No sábado, David Popovici e seus 46.86 de 100 livre quebraram o histórico recorde de Cesar Cielo que ficou intocável por 13 anos e 14 dias.
Atletas de alto rendimiento tem qualidades distintas, mesmo que nadem as mesmas provas. Popovici tem um perfil muito mais aeróbico do que o nado explosivo de Cesar Cielo. Mas também tem muitas coisas em comum. Uma delas é a sensibilidade.
Os melhores deste esporte conseguem ampliar esta sensibilidade para outra qualidade ainda mais apurada: a capacidade de reproduzir e verbalizar toda esta sensibilidade.

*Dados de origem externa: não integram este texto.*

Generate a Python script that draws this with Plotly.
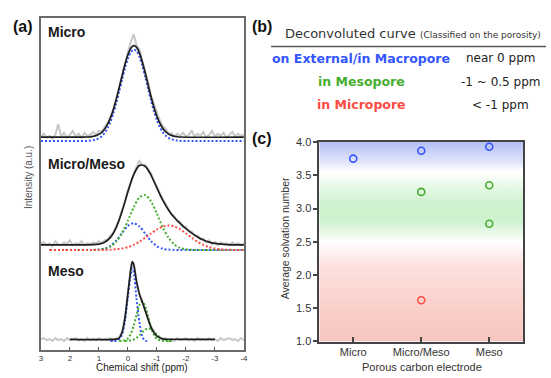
import plotly.graph_objects as go

W, H = 551, 378

# ---------------- Panel (a): NMR spectra (offset stacked) ----------------
GRAY_PPM = [3.0, 2.9, 2.8, 2.7, 2.6, 2.5, 2.4, 2.3, 2.2, 2.1, 2.0, 1.9, 1.8, 1.7, 1.6, 1.5, 1.4, 1.3, 1.2, 1.1,
            1.0, 0.9, 0.8, 0.7, 0.6, 0.5, 0.4, 0.3, 0.2, 0.1, 0.0, -0.1, -0.2, -0.3, -0.4, -0.5, -0.6, -0.7,
            -0.8, -0.9, -1.0, -1.1, -1.2, -1.3, -1.4, -1.5, -1.6, -1.7, -1.8, -1.9, -2.0, -2.1, -2.2, -2.3,
            -2.4, -2.5, -2.6, -2.7, -2.8, -2.9, -3.0, -3.1, -3.2, -3.3, -3.4, -3.5, -3.6, -3.7, -3.8, -3.9, -4.0]
MICRO_RAW = [220, 223, 219, 221, 218, 222, 233, 220, 224, 219,
             222, 226, 220, 223, 219, 224, 221, 222, 225, 222,
             226, 225, 230, 234, 241, 249, 260, 272, 286, 297,
             307, 318, 326, 314, 310, 298, 287, 276, 262, 254,
             244, 237, 231, 228, 223, 224, 220, 223, 221, 224,
             220, 222, 226, 220, 223, 221, 225, 219, 222, 226,
             220, 223, 221, 224, 219, 222, 225, 220, 223, 221, 222]
MICRO_MESO_RAW = [109, 111, 108, 110, 107, 112, 109, 108, 111, 109,
                  113, 108, 110, 109, 112, 108, 110, 109, 111, 110,
                  112, 110, 113, 114, 118, 121, 128, 134, 145, 153,
                  165, 173, 183, 189, 195, 191, 191, 186, 182, 174,
                  169, 161, 156, 150, 146, 140, 138, 133, 132, 127,
                  127, 122, 122, 118, 118, 114, 115, 111, 113, 109,
                  111, 108, 111, 109, 110, 108, 111, 109, 110, 108, 110]
MESO_RAW = [11, 12, 10, 11, 9, 12, 10, 11, 9, 12,
            10, 11, 12, 10, 11, 9, 12, 10, 11, 10,
            12, 10, 11, 10, 12, 10, 12, 13, 19, 34,
            59, 84, 90, 71, 58, 50, 41, 32, 24, 19,
            14, 13, 11, 12, 10, 11, 9, 12, 10, 11,
            12, 10, 11, 9, 12, 10, 11, 10, 12, 10,
            11, 9, 12, 10, 11, 12, 10, 11, 9, 12, 10]

MICRO_FIT_PPM = [3.0, 1.5, 1.4, 1.3, 1.2, 1.1, 1.0, 0.9, 0.8, 0.7, 0.6, 0.5, 0.4, 0.3, 0.2, 0.1, 0.0, -0.1,
                 -0.2, -0.3, -0.4, -0.5, -0.6, -0.7, -0.8, -0.9, -1.0, -1.1, -1.2, -1.3, -1.4, -1.5, -1.6,
                 -1.7, -1.8, -4.0]
MICRO_FIT = [219.5, 219.6, 219.7, 219.9, 220.4, 221.1, 222.5, 224.6, 228.0, 232.9, 239.5, 248.2, 258.7,
             270.6, 283.0, 294.8, 304.7, 311.3, 314.0, 312.2, 306.3, 297.0, 285.5, 273.1, 261.0, 250.2,
             241.1, 234.0, 228.8, 225.2, 222.8, 221.4, 220.5, 220.0, 219.7, 219.5]
MICRO_EXT = [215.5, 215.6, 215.7, 215.9, 216.4, 217.1, 218.5, 220.6, 224.0, 228.9, 235.5, 244.2, 254.7,
             266.6, 279.0, 290.8, 300.7, 307.3, 310.0, 308.2, 302.3, 293.0, 281.5, 269.1, 257.0, 246.2,
             237.1, 230.0, 224.8, 221.2, 218.8, 217.4, 216.5, 216.0, 215.7, 215.5]

MM_FIT_PPM = [3.0, 1.2, 1.0, 0.8, 0.6, 0.4, 0.2, 0.0, -0.2, -0.4, -0.6, -0.8, -1.0, -1.2, -1.4, -1.6, -1.8,
              -2.0, -2.2, -2.4, -2.6, -2.8, -3.0, -3.2, -3.4, -4.0]
MM_FIT = [108.3, 108.5, 109.1, 111.0, 116.0, 126.4, 143.0, 163.1, 180.9, 190.4, 189.3, 180.1, 167.1, 154.5,
          144.4, 136.5, 130.4, 125.0, 120.4, 116.4, 113.3, 111.1, 109.8, 109.1, 108.6, 108.3]
MM_COMP_PPM = [2.7, 1.2, 1.0, 0.8, 0.6, 0.4, 0.2, 0.0, -0.2, -0.4, -0.6, -0.8, -1.0, -1.2, -1.4, -1.6, -1.8,
               -2.0, -2.2, -2.4, -2.6, -2.8, -3.0, -3.2, -3.4, -4.0]
MM_EXT = [103, 103.1, 103.4, 104.5, 107.3, 112.8, 120.6, 127.9, 130.7, 127.3, 119.8, 112.2, 106.9, 104.3,
          103.4, 103.1, 103, 103, 103, 103, 103, 103, 103, 103, 103, 103]
MM_MESO = [103, 103.1, 103.4, 104.3, 106.6, 111.7, 120.7, 133.4, 147.2, 157.4, 159.7, 153.1, 140.4, 126.6,
           115.7, 108.7, 105.2, 103.7, 103.2, 103, 103, 103, 103, 103, 103, 103]
MM_MICRO = [103, 103, 103.05, 103.1, 103.3, 103.8, 104.6, 106.0, 108.3, 111.6, 115.7, 120.1, 124.3, 127.2,
            128.3, 127.2, 124.3, 120.1, 115.7, 111.6, 108.3, 106.0, 104.6, 103.8, 103.3, 103]

MESO_FIT_PPM = [2.0, 0.4, 0.3, 0.2, 0.1, 0.0, -0.1, -0.15, -0.2, -0.3, -0.4, -0.5, -0.6, -0.7, -0.8, -0.9,
                -1.0, -1.1, -1.2, -1.4, -3.0]
MESO_FIT = [10.7, 10.9, 12.0, 18.0, 33.0, 58.0, 83.0, 91.0, 88.0, 70.0, 57.0, 49.0, 40.0, 31.0, 23.0, 17.5,
            14.0, 12.3, 11.2, 10.8, 10.7]
MESO_EXT_PPM = [0.6, 0.5, 0.4, 0.3, 0.2, 0.1, 0.0, -0.1, -0.15, -0.2, -0.3, -0.4, -0.5, -0.6, -0.7]
MESO_EXT = [9, 9, 9.3, 10.7, 16, 30, 55, 78, 84, 80, 52, 28, 13, 9.5, 9]
MESO_M1_PPM = [0.3, 0.2, 0.1, 0.0, -0.1, -0.2, -0.3, -0.4, -0.5, -0.6, -0.7, -0.8, -0.9, -1.0, -1.2, -1.4, -1.55]
MESO_M1 = [9, 9.2, 9.8, 11.7, 16.3, 24.8, 36.2, 46.4, 50.0, 44.7, 33.9, 22.8, 15.1, 11.1, 9.1, 9, 9]
MESO_M2_PPM = [0.1, 0.0, -0.1, -0.2, -0.3, -0.4, -0.5, -0.6, -0.7, -0.8, -0.9, -1.0, -1.2, -1.4, -1.55]
MESO_M2 = [9, 9.2, 9.7, 10.6, 12.4, 15.0, 18.1, 20.8, 22.0, 21.2, 18.7, 15.6, 10.9, 9.3, 9]

PPM_TICKS = [3, 2, 1, 0, -1, -2, -3, -4]
PPM_TICKTEXT = ["3", "2", "1", "0", "-1", "-2", "-3", "-4"]
SPECTRA_LABELS = ["Micro", "Micro/Meso", "Meso"]

# ---------------- Panel (c): average solvation number ----------------
ELECTRODES = ["Micro", "Micro/Meso", "Meso"]
EXT_X = ["Micro", "Micro/Meso", "Meso"]
EXT_Y = [3.75, 3.87, 3.93]
MESO_X = ["Micro/Meso", "Meso", "Meso"]
MESO_Y = [3.25, 3.35, 2.77]
MICRO_X = ["Micro/Meso"]
MICRO_Y = [1.62]
SOLV_TICKS = [1.0, 1.5, 2.0, 2.5, 3.0, 3.5, 4.0]

# ---------------- Panel (b): table ----------------
ROW_LABELS = ["on External/in Macropore", "in Mesopore", "in Micropore"]
ROW_SHIFTS = ["near 0 ppm", "-1 ~ 0.5 ppm", "&lt; -1 ppm"]

BLUE = "#3356ff"
GREEN = "#46ad2f"
RED = "#ff4b44"
ROW_COLORS = [BLUE, GREEN, RED]
FONT = "Liberation Sans, Arial"


def px(x):
    return x / W


def py(y):
    return 1 - y / H


fig = go.Figure()

gray = dict(color="#c8c8c8", width=2)
for raw in (MICRO_RAW, MICRO_MESO_RAW, MESO_RAW):
    fig.add_trace(go.Scatter(x=GRAY_PPM, y=raw, mode="lines", line=gray, xaxis="x", yaxis="y"))


def dotted(xs, ys, color):
    fig.add_trace(go.Scatter(x=xs, y=ys, mode="lines", xaxis="x", yaxis="y",
                             line=dict(color=color, width=2, dash="2px,2px", shape="spline", smoothing=0.8)))


def fit(xs, ys):
    fig.add_trace(go.Scatter(x=xs, y=ys, mode="lines", xaxis="x", yaxis="y",
                             line=dict(color="#1e1e1e", width=1.7, shape="spline", smoothing=0.8)))


dotted(MICRO_FIT_PPM, MICRO_EXT, BLUE)
fit(MICRO_FIT_PPM, MICRO_FIT)

dotted(MM_COMP_PPM, MM_EXT, BLUE)
dotted(MM_COMP_PPM, MM_MESO, GREEN)
dotted(MM_COMP_PPM, MM_MICRO, RED)
fit(MM_FIT_PPM, MM_FIT)

dotted(MESO_EXT_PPM, MESO_EXT, BLUE)
dotted(MESO_M1_PPM, MESO_M1, GREEN)
dotted(MESO_M2_PPM, MESO_M2, GREEN)
fit(MESO_FIT_PPM, MESO_FIT)

fig.add_trace(go.Scatter(
    x=[-0.5, 2.5, 2.5, -0.5, -0.5], y=[1, 1, 4, 4, 1], mode="lines", fill="toself",
    line=dict(width=0), xaxis="x2", yaxis="y2", hoverinfo="skip",
    fillgradient=dict(type="vertical", start=1, stop=4, colorscale=[
        [0.0, "rgb(248,196,190)"], [0.2, "rgb(250,208,203)"], [0.4, "rgb(253,226,223)"],
        [0.48, "rgb(255,246,246)"], [0.515, "rgb(255,255,255)"], [0.55, "rgb(238,250,238)"],
        [0.62, "rgb(206,241,206)"], [0.7, "rgb(206,241,206)"], [0.77, "rgb(226,248,226)"],
        [0.835, "rgb(250,254,250)"], [0.86, "rgb(255,255,255)"], [0.9, "rgb(226,230,251)"],
        [1.0, "rgb(180,191,246)"]])))


def idx(cats):
    return [ELECTRODES.index(c) for c in cats]


for xs, ys, col in ((EXT_X, EXT_Y, BLUE), (MESO_X, MESO_Y, GREEN), (MICRO_X, MICRO_Y, RED)):
    fig.add_trace(go.Scatter(x=idx(xs), y=ys, mode="markers", xaxis="x2", yaxis="y2",
                             marker=dict(symbol="circle-open", size=7, color=col, line=dict(width=1.6))))

ann = []


def text(t, x, y, size, color="#222", family=FONT, xanchor="center", angle=0):
    ann.append(dict(text=t, x=px(x), y=py(y), xref="paper", yref="paper", showarrow=False,
                    xanchor=xanchor, yanchor="middle", textangle=angle, borderpad=0,
                    font=dict(family=family, size=size, color=color)))


for t, x, y in (("(a)", 21.5, 21), ("(b)", 263, 21.5), ("(c)", 263, 136.5)):
    text("<b>%s</b>" % t, x, y, 16, "#111")
for t, y in zip(SPECTRA_LABELS, (27, 163, 274)):
    text("<b>%s</b>" % t, 45, y, 14, "#1a1a1a", xanchor="left")
text("Intensity (a.u.)", 27, 177, 10, "#555", angle=-90)
text("Chemical shift (ppm)", 142, 373.5, 10, "#222")
text("Average solvation number", 287, 240, 10.5, "#333", angle=-90)
text("Porous carbon electrode", 425, 373, 11, "#333")
text("Deconvoluted curve <span style='font-size:9px'>(Classified on the porosity)</span>",
     285, 28, 13, "#333", family="DejaVu Sans", xanchor="left")
for lab, sh, col, y in zip(ROW_LABELS, ROW_SHIFTS, ROW_COLORS, (54, 78, 102)):
    text("<b>%s</b>" % lab, 363, y, 12.5, col, family="DejaVu Sans")
    text(sh, 504, y, 12, "#222", family="DejaVu Sans")

fig.update_layout(
    width=W, height=H, margin=dict(l=0, r=0, t=0, b=0), showlegend=False,
    paper_bgcolor="white", plot_bgcolor="white",
    xaxis=dict(domain=[px(39.3), px(244.6)], range=[3, -4], tickvals=PPM_TICKS, ticktext=PPM_TICKTEXT,
               ticks="inside", ticklen=3, tickcolor="#555", showline=True, linecolor="#6a6a6a",
               linewidth=1.5, mirror=True, showgrid=False, zeroline=False, ticklabelstandoff=0,
               tickfont=dict(family=FONT, size=8, color="#333"), anchor="y"),
    yaxis=dict(domain=[py(355), py(12.3)], range=[0, 342.7], showticklabels=False, ticks="",
               showline=True, linecolor="#6a6a6a", linewidth=1.5, mirror=True, showgrid=False,
               zeroline=False, anchor="x"),
    xaxis2=dict(domain=[px(320.7), px(527)], range=[-0.5, 2.5], tickvals=[0, 1, 2], ticktext=ELECTRODES,
                ticks="inside", ticklen=5, tickwidth=1.5, tickcolor="#444", showline=True,
                linecolor="#444", linewidth=1.5, mirror=True, showgrid=False, zeroline=False,
                tickfont=dict(family=FONT, size=11, color="#333"), anchor="y2"),
    yaxis2=dict(domain=[py(346.5), py(140.5)], range=[1, 4], tickvals=SOLV_TICKS, tickformat=".1f",
                ticks="outside", ticklen=4, tickwidth=1.5, tickcolor="#444", showline=True,
                linecolor="#444", linewidth=1.5, mirror=True, showgrid=False, zeroline=False,
                tickfont=dict(family=FONT, size=11, color="#333"), anchor="x2"),
    annotations=ann,
    shapes=[dict(type="line", xref="paper", yref="paper", x0=px(272), x1=px(550), y0=py(41.7),
                 y1=py(41.7), line=dict(color="#555", width=1.5))],
)

fig.write_html("out.html")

Saber identificar o que sentiu, o que fez e o que não fez, são coisas que Cielo sempre fez bem, e Popovici vai na mesma linha.

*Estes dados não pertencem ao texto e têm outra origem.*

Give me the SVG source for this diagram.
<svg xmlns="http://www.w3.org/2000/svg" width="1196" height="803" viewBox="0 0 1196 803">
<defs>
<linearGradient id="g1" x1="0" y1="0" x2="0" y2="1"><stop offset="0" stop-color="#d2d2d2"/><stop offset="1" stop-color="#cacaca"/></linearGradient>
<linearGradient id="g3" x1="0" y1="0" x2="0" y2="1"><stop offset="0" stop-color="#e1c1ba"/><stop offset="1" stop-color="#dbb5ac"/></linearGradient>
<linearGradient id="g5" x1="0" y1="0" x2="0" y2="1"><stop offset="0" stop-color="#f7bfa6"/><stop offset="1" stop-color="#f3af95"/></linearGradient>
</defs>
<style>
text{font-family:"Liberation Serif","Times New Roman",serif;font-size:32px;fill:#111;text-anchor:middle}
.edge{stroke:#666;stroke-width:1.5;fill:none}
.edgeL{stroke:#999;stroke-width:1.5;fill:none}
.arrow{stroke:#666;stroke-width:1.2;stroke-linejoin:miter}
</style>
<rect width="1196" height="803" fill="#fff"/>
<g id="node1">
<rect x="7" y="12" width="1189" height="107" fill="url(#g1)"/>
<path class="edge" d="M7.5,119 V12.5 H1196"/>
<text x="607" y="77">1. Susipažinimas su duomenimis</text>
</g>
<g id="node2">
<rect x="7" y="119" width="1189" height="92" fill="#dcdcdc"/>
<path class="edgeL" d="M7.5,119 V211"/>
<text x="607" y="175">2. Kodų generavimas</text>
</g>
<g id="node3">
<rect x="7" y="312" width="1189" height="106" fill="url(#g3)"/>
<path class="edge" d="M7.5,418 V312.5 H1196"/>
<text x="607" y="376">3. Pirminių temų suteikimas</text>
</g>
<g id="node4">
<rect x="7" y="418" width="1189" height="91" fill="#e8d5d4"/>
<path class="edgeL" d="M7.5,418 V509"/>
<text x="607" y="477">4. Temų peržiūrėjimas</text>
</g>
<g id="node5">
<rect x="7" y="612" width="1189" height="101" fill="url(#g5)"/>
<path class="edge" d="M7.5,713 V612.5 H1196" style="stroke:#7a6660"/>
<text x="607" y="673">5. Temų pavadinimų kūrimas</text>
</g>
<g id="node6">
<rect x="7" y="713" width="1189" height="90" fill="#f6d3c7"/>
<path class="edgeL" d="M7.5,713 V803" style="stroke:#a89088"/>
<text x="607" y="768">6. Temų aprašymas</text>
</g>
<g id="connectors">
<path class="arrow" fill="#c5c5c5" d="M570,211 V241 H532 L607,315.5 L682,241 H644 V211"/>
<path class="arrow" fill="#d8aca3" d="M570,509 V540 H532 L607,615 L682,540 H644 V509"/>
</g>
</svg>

Esta “verbalização” do sentimento, do movimento, é determinante para uma análise adequada de um treinador, de um orientador, e todos aqueles que estiverem envolvidos na busca da melhor performance.
Eu sempre disse que este esporte é “para gente inteligente”, e nunca tomei esta interpretação como minha, afinal Platão já dizia isso 300 anos Antes de Cristo. E Cielo era muito, Popovici não é diferente.
É incrível como um jovem garoto de 17 anos consegue se expressar tão bem, reconhecer a dimensão deste esporte, dos seus objetivos e sonhos. Escutar Popovici é tão bom quanto ver ele nadando.
Ninguém tem dúvida de que muita coisa ainda está por vir. Popovici está longe, muito longe do seu limite e outros recordes serão quebrados e tão celebrados como foi este 100 livre de Roma.
Aliás, nesta história toda, não poderia ter lugar melhor para que isso acontecesse. O público, a piscina, o ambiente, o novo Imperador da prova foi devidamente coroado com outra performance espetacular.
Cielo perdeu seu recorde, mas jamais perderá a majestade, será sempre apresentado e reconhecido como recordista mundial. E, enquanto isso, como o próprio Cielo desejou a Popovici, este seguirá suas conquistas e “vida longa ao novo rei”.
Por Alex Pussieldi, editor chefe Best Swimming.